* [Goal]: Omit all pictures. Copy the rest of the material exactly.

* [Given information]:
──────
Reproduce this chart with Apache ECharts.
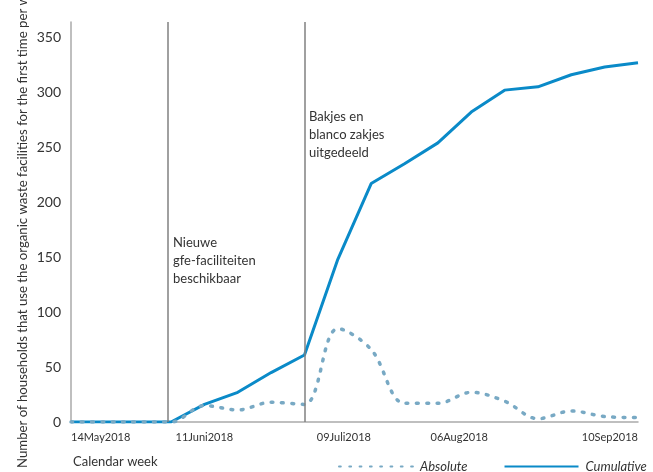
<!DOCTYPE html>
<html>
<head>
<meta charset="utf-8">
<script src="https://cdn.jsdelivr.net/npm/echarts@6/dist/echarts.min.js"></script>
<style>html,body{margin:0;padding:0;background:#fff}#c{width:653px;height:472px}</style>
</head>
<body>
<div id="c"></div>
<script>
const weeks = ['14May2018','21May2018','28May2018','04Jun2018','11Juni2018','18Jun2018','25Jun2018','02Jul2018','09Juli2018','16Jul2018','23Jul2018','30Jul2018','06Aug2018','13Aug2018','20Aug2018','27Aug2018','03Sep2018','10Sep2018'];
const shownWeekLabels = ['14May2018','11Juni2018','09Juli2018','06Aug2018','10Sep2018'];
const absoluteValues = [0,0,0,0,15,11,18,16,85,66,17,17,27,19,3,10,5,4];
const cumulativeValues = [0,0,0,0,16,27,45,61,148,217,235,254,282,302,305,316,323,327];
const eventWeeks = [2.91, 7];
const yTitle = 'Number of households that use the organic waste facilities for the first time per week';
const FONT = 'Lato';

const labelStyles = {
  n: {color: '#333', fontSize: 11, fontFamily: FONT},
  r: {color: '#333', fontSize: 11, fontFamily: FONT, padding: [0, 0, 0, 12]},
  l: {color: '#333', fontSize: 11, fontFamily: FONT, padding: [0, 24, 0, 0]}
};
const labelShift = {'09Juli2018': 'r', '06Aug2018': 'l'};

const chart = echarts.init(document.getElementById('c'));
chart.setOption({
  animation: false,
  textStyle: {fontFamily: FONT},
  grid: {left: 71, right: 15, top: 22, bottom: 50, containLabel: false},
  xAxis: {
    type: 'value', min: 0, max: weeks.length - 1, interval: 1,
    axisLine: {show: true, onZero: false, lineStyle: {color: '#aaaaaa', width: 1.5}},
    axisTick: {show: false},
    splitLine: {show: false},
    axisLabel: {
      color: '#333', fontSize: 11, fontFamily: FONT, margin: 10,
      alignMinLabel: 'left', alignMaxLabel: 'right',
      rich: labelStyles,
      formatter: v => {
        const w = weeks[Math.round(v)];
        if (!shownWeekLabels.includes(w)) return '';
        return '{' + (labelShift[w] || 'n') + '|' + w + '}';
      }
    }
  },
  yAxis: {
    type: 'value', min: 0, max: 364, interval: 50,
    axisLine: {show: true, lineStyle: {color: '#aaaaaa', width: 1.5}},
    axisTick: {show: false},
    splitLine: {show: false},
    axisLabel: {color: '#333', fontSize: 14, fontFamily: FONT, margin: 10, showMaxLabel: false, padding: [0,0,8,0]}
  },
  legend: {
    left: 333, top: 455, width: 330, itemWidth: 74, itemHeight: 10, itemGap: 36,
    itemStyle: {opacity: 0},
    textStyle: {color: '#333', fontSize: 13, fontStyle: 'italic', fontFamily: FONT, padding: [0,0,0,2]},
    data: ['Absolute', 'Cumulative']
  },
  series: [
    {
      name: 'Absolute', type: 'line', smooth: 0.35, symbol: 'none',
      data: absoluteValues.map((v, i) => [i, v]),
      lineStyle: {color: '#78a9c4', width: 3.5, type: [1.8, 8.5], cap: 'round'},
      itemStyle: {color: '#78a9c4'},
      z: 3
    },
    {
      name: 'Cumulative', type: 'line', symbol: 'none',
      data: cumulativeValues.map((v, i) => [i, v]),
      lineStyle: {color: '#0a8ac8', width: 3},
      itemStyle: {color: '#0a8ac8'},
      z: 2,
      markLine: {
        silent: true, symbol: 'none', label: {show: false},
        lineStyle: {color: '#808080', width: 1.5, type: 'solid'},
        data: eventWeeks.map(w => [{coord: [w, 0]}, {coord: [w, 364]}])
      }
    }
  ],
  graphic: [
    {type: 'text', x: 23, y: 468, rotation: Math.PI / 2,
     style: {text: yTitle, fill: '#333', font: '13.2px ' + FONT, textAlign: 'left', textVerticalAlign: 'middle'}},
    {type: 'text', x: 73, y: 462,
     style: {text: 'Calendar week', fill: '#333', font: '13px ' + FONT, textAlign: 'left', textVerticalAlign: 'middle'}},
    {type: 'text', x: 173, y: 234,
     style: {text: 'Nieuwe\ngfe-faciliteiten\nbeschikbaar', fill: '#333', font: '13px ' + FONT, lineHeight: 18, textAlign: 'left', textVerticalAlign: 'top'}},
    {type: 'text', x: 309, y: 108,
     style: {text: 'Bakjes en\nblanco zakjes\nuitgedeeld', fill: '#333', font: '13px ' + FONT, lineHeight: 18, textAlign: 'left', textVerticalAlign: 'top'}}
  ]
});
</script>
</body>
</html>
──────
* [Reply]:
Reproduce this chart with Apache ECharts.
<!DOCTYPE html>
<html>
<head>
<meta charset="utf-8">
<script src="https://cdn.jsdelivr.net/npm/echarts@6/dist/echarts.min.js"></script>
<style>html,body{margin:0;padding:0;background:#fff}#c{width:653px;height:472px}</style>
</head>
<body>
<div id="c"></div>
<script>
const weeks = ['14May2018','21May2018','28May2018','04Jun2018','11Juni2018','18Jun2018','25Jun2018','02Jul2018','09Juli2018','16Jul2018','23Jul2018','30Jul2018','06Aug2018','13Aug2018','20Aug2018','27Aug2018','03Sep2018','10Sep2018'];
const shownWeekLabels = ['14May2018','11Juni2018','09Juli2018','06Aug2018','10Sep2018'];
const absoluteValues = [0,0,0,0,15,11,18,16,85,66,17,17,27,19,3,10,5,4];
const cumulativeValues = [0,0,0,0,16,27,45,61,148,217,235,254,282,302,305,316,323,327];
const eventWeeks = [2.91, 7];
const yTitle = 'Number of households that use the organic waste facilities for the first time per week';
const FONT = 'Lato';

const labelStyles = {
  n: {color: '#333', fontSize: 11, fontFamily: FONT},
  r: {color: '#333', fontSize: 11, fontFamily: FONT, padding: [0, 0, 0, 12]},
  l: {color: '#333', fontSize: 11, fontFamily: FONT, padding: [0, 24, 0, 0]}
};
const labelShift = {'09Juli2018': 'r', '06Aug2018': 'l'};

const chart = echarts.init(document.getElementById('c'));
chart.setOption({
  animation: false,
  textStyle: {fontFamily: FONT},
  grid: {left: 71, right: 15, top: 22, bottom: 50, containLabel: false},
  xAxis: {
    type: 'value', min: 0, max: weeks.length - 1, interval: 1,
    axisLine: {show: true, onZero: false, lineStyle: {color: '#aaaaaa', width: 1.5}},
    axisTick: {show: false},
    splitLine: {show: false},
    axisLabel: {
      color: '#333', fontSize: 11, fontFamily: FONT, margin: 10,
      alignMinLabel: 'left', alignMaxLabel: 'right',
      rich: labelStyles,
      formatter: v => {
        const w = weeks[Math.round(v)];
        if (!shownWeekLabels.includes(w)) return '';
        return '{' + (labelShift[w] || 'n') + '|' + w + '}';
      }
    }
  },
  yAxis: {
    type: 'value', min: 0, max: 364, interval: 50,
    axisLine: {show: true, lineStyle: {color: '#aaaaaa', width: 1.5}},
    axisTick: {show: false},
    splitLine: {show: false},
    axisLabel: {color: '#333', fontSize: 14, fontFamily: FONT, margin: 10, showMaxLabel: false, padding: [0,0,8,0]}
  },
  legend: {
    left: 333, top: 455, width: 330, itemWidth: 74, itemHeight: 10, itemGap: 36,
    itemStyle: {opacity: 0},
    textStyle: {color: '#333', fontSize: 13, fontStyle: 'italic', fontFamily: FONT, padding: [0,0,0,2]},
    data: ['Absolute', 'Cumulative']
  },
  series: [
    {
      name: 'Absolute', type: 'line', smooth: 0.35, symbol: 'none',
      data: absoluteValues.map((v, i) => [i, v]),
      lineStyle: {color: '#78a9c4', width: 3.5, type: [1.8, 8.5], cap: 'round'},
      itemStyle: {color: '#78a9c4'},
      z: 3
    },
    {
      name: 'Cumulative', type: 'line', symbol: 'none',
      data: cumulativeValues.map((v, i) => [i, v]),
      lineStyle: {color: '#0a8ac8', width: 3},
      itemStyle: {color: '#0a8ac8'},
      z: 2,
      markLine: {
        silent: true, symbol: 'none', label: {show: false},
        lineStyle: {color: '#808080', width: 1.5, type: 'solid'},
        data: eventWeeks.map(w => [{coord: [w, 0]}, {coord: [w, 364]}])
      }
    }
  ],
  graphic: [
    {type: 'text', x: 23, y: 468, rotation: Math.PI / 2,
     style: {text: yTitle, fill: '#333', font: '13.2px ' + FONT, textAlign: 'left', textVerticalAlign: 'middle'}},
    {type: 'text', x: 73, y: 462,
     style: {text: 'Calendar week', fill: '#333', font: '13px ' + FONT, textAlign: 'left', textVerticalAlign: 'middle'}},
    {type: 'text', x: 173, y: 234,
     style: {text: 'Nieuwe\ngfe-faciliteiten\nbeschikbaar', fill: '#333', font: '13px ' + FONT, lineHeight: 18, textAlign: 'left', textVerticalAlign: 'top'}},
    {type: 'text', x: 309, y: 108,
     style: {text: 'Bakjes en\nblanco zakjes\nuitgedeeld', fill: '#333', font: '13px ' + FONT, lineHeight: 18, textAlign: 'left', textVerticalAlign: 'top'}}
  ]
});
</script>
</body>
</html>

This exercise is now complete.